As the record winds toward its conclusion with “Alibi” and “Illusione”, the title ‘Solo Suono’ begins to reveal its layered meaning. It translates to just sound, a description that seems humble until one considers the complexity required to strip away artifice and leave only the core vibrational truth. In these final tracks, the duo achieves a meditative state that feels both ancient and futuristic. They have bypassed the usual tropes of electroacoustic music, avoiding grand gestures in favor of a deep, focused exploration of how sound occupies a room.

Ultimately, this release represents a sophisticated evolution for both artists. Filippo Ansaldi proves himself to be a reed player of immense restraint, while Simone Sims Longo demonstrates an intuitive understanding of how to process acoustic weight without crushing its spirit. Together, they have created a work that resists easy categorization, choosing instead to exist in the quiet, expansive gap between the human heart and the machine.

Richard Allen on A Coser Listen

“Dodici,” the lead-off track and first single from Solo Sueno, is one of the most ebullient tracks of the new year.  Beginning with a literal breath of excitement, the piece plunges into brilliant interplay between sax and electronics, representing the friendship between Cuneo, Italy’s Filippo Ansaldi & Simone Sims Longo. After its initial burst, the music takes another literal breath before diving into a deeper pool of brass and beats.  It’s a wonderful wake-up song, a celebratory introduction.

If there’s another track like this here, it’s “Curundu,” the second single.  (These two would make a perfect 45!)  The tempo-driven piece is swift to the point of being hyperactive, imitating club music without the techno beat.  Instead, the composition bursts with color, suggesting a Carnavale.  The closing, punctuating shift is especially effective, a wink to the listening audience that the duo can cool the pace whenever it chooses.

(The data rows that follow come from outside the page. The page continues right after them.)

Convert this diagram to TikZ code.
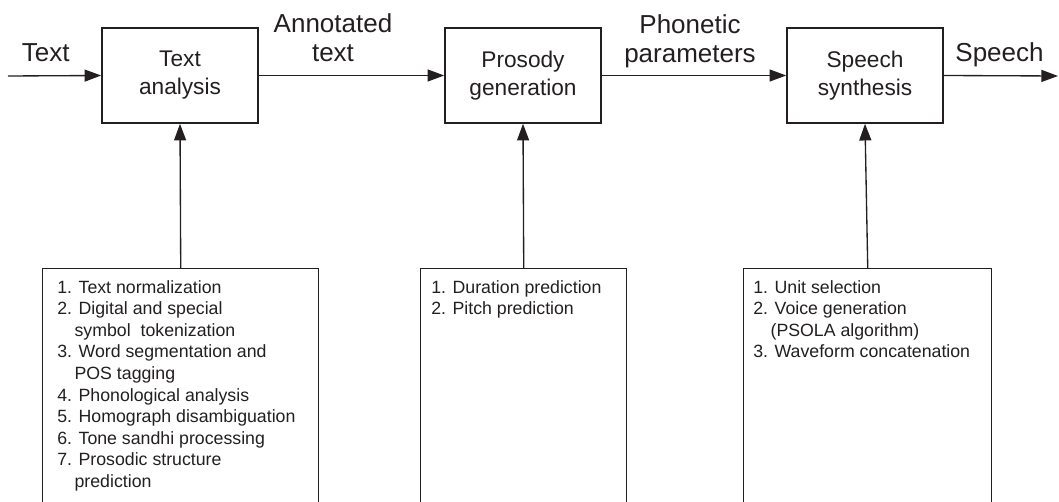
\documentclass[tikz,border=0pt]{standalone}
\usepackage{fontspec}
\setmainfont{Liberation Sans}
\usetikzlibrary{arrows.meta}
\definecolor{ink}{RGB}{35,31,32}
\tikzset{
  x=0.75pt, y=-0.75pt,
  every node/.style={text=ink},
  arr/.style={draw=ink, line width=1pt, -{Triangle[length=12.5pt,width=9pt]}},
  stage/.style={draw=ink, line width=1.2pt, rectangle, minimum width=117pt, minimum height=71.25pt,
    align=center, inner sep=0pt, font=\fontsize{17}{21}\selectfont},
  panel/.style={draw=ink, line width=1.1pt, rectangle, anchor=north west, inner sep=0pt},
  flowlabel/.style={align=center, inner sep=0pt, font=\fontsize{19.5}{21.75}\selectfont},
  steps/.style={anchor=north west, align=left, inner sep=0pt, font=\fontsize{13.3}{16.2}\selectfont}
}
\newcommand{\cont}{\hspace*{13pt}}
\begin{document}
\begin{tikzpicture}
\useasboundingbox (0,0) rectangle (1059,502);
\clip (0,0) rectangle (1059,502);

% processing stages
\node[stage] (ta) at (180,75.5) {Text\\analysis};
\node[stage] (pg) at (523,75.5) {Prosody\\generation};
\node[stage] (ss) at (865,75.5) {Speech\\synthesis};

% input and output ends of the chain
\coordinate (in) at (8,76);
\coordinate (out) at (1058,76);

% flow along the chain
\draw[arr] (in) -- (ta.west);
\draw[arr] (ta.east) -- (pg.west);
\draw[arr] (pg.east) -- (ss.west);
\draw[arr] (ss.east) -- (out);

% labels on the chain
\node[flowlabel, anchor=base] (lt) at (45.8,62) {Text};
\node[flowlabel] (lat) at (333,38.2) {Annotated\\text};
\node[flowlabel] (lpp) at (690,41) {Phonetic\\parameters};
\node[flowlabel, anchor=base] (lsp) at (999.5,62) {Speech};

% task panels below each stage (open at the bottom)
\node[panel, minimum width=207pt, minimum height=181.5pt] (p1) at (42,268) {};
\node[panel, minimum width=154.5pt, minimum height=181.5pt] (p2) at (420,268) {};
\node[panel, minimum width=186pt, minimum height=181.5pt] (p3) at (743,268) {};

\draw[arr] (p1.north) -- (ta.south);
\draw[arr] (p2.north) -- (pg.south);
\draw[arr] (p3.north) -- (ss.south);

% task lists
\node[steps] (s1) at (57,280) {1. Text normalization\\
2. Digital and special\\
\cont symbol\ \ tokenization\\
3. Word segmentation and\\
\cont POS tagging\\
4. Phonological analysis\\
5. Homograph disambiguation\\
6. Tone sandhi processing\\
7. Prosodic structure\\
\cont prediction};
\node[steps] (s2) at (431,280) {1. Duration prediction\\
2. Pitch prediction};
\node[steps] (s3) at (753,280) {1. Unit selection\\
2. Voice generation\\
\cont(PSOLA algorithm)\\
3. Waveform concatenation};
\end{tikzpicture}
\end{document}
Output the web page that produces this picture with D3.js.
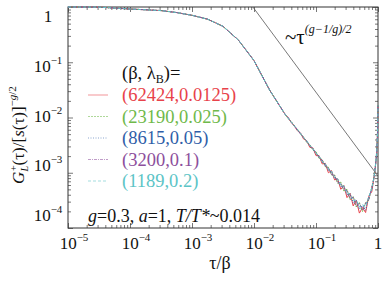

But the set is much deeper than its singles.  “Temporaneo” is ripple and wave, with intimations of rain.  “Cosmo” is occasionally abstract, introducing hints of dissonance and slowing to a train stop conclusion.  “Appena visibile” exists in the ambient spectrum, gently gliding in a series of shuffles and slow melodic tones before ending in a near-orchestral flourish.  As these tracks separate the singles, they add to one’s appreciation of the dynamic contrast.  “+1” is sprightly again, alternating between dance and conversation; we’re not sure if the term “+1” is the same in Italian as it is in English, where it implies a romantic companion, but if so, the term fits.  Large blasts enter at the 2:30 mark, increasing the drama, suggesting conflict followed by resolution: a memorable evening out.  “Alibi” and “Illusione” are more mysterious, like outtakes from a spy film, the first peering surreptitiously around sonic corners, the second leading with an upbeat tempo, imitating a chase. The back half is sweeter, like a hero arriving on horseback, followed by a dramatic reunion.

Listeners may invent their own narratives while enjoying these often-playful sounds.  It’s obvious that the duo is having fun, and their energy is contagious. 

Marc Masters on “The Best Experimental Music on Bandcamp, January 2026”

The first recorded meeting between Italian musicians Filippo Ansaldi and Simone Sims Longo roars out of the gate with opening track “Dodici,” as Ansaldi’s saxophone runs note cycles and Longo’s electronics manipulate those sounds, creating something not far from the mesmerizing repetitions of Philip Glass’s Koyaanisqatsi soundtrack. The next seven tracks on Solo Suono explore lots of moods, but that pulsing quality persists. Rhythm is the focus, despite the fact that there are no explicit beats on the album; everything swings, sways, and pounds based strictly on the energy of the duo’s loops. It’s music made of sharp hooks, and my favorite comes in closer “Illusione,” a banger of key clicks and note flips that hits ecstatic heights.

Boomkat review:

Saxophonist Flippo Ansaldi and producer Simone Sims Longo join hands for the first time on ‘Solo Suono’, a Philip Glass-inspired minimal experiment that will to appeal to fans of Bendik Giske. 

Synth-tinged classical music presents a problem, for the most part – the modern elements are all too often ill matched with the instrumentation and the end result is almost always messy. Thankfully, Cuneo-based duo Ansaldi and Longo seem to be well aware of the pitfalls. Electronic musician Longo is relatively covert with his processes and operations, choosing to treat Ansladi’s performance with relative care rather than augment it with musical fireworks. And the result is a record that’s got far more in common with classic ’70s and ’80s minimalism than it has with more recent “neoclassical” tomes. 

Opener ‘Dodici’ might sound a little too much like Giske’s recent material at first, with Ansaldi overblowing gamelan-like phrases. But they’re soon swirled into ‘Einstein on the Beach’-style distorted riffs that pull us into a vastly different musical landscape. Similarly, ‘Appena visibile’ sounds as haunting and dramatic as anything from Michael Nyman’s classic scores.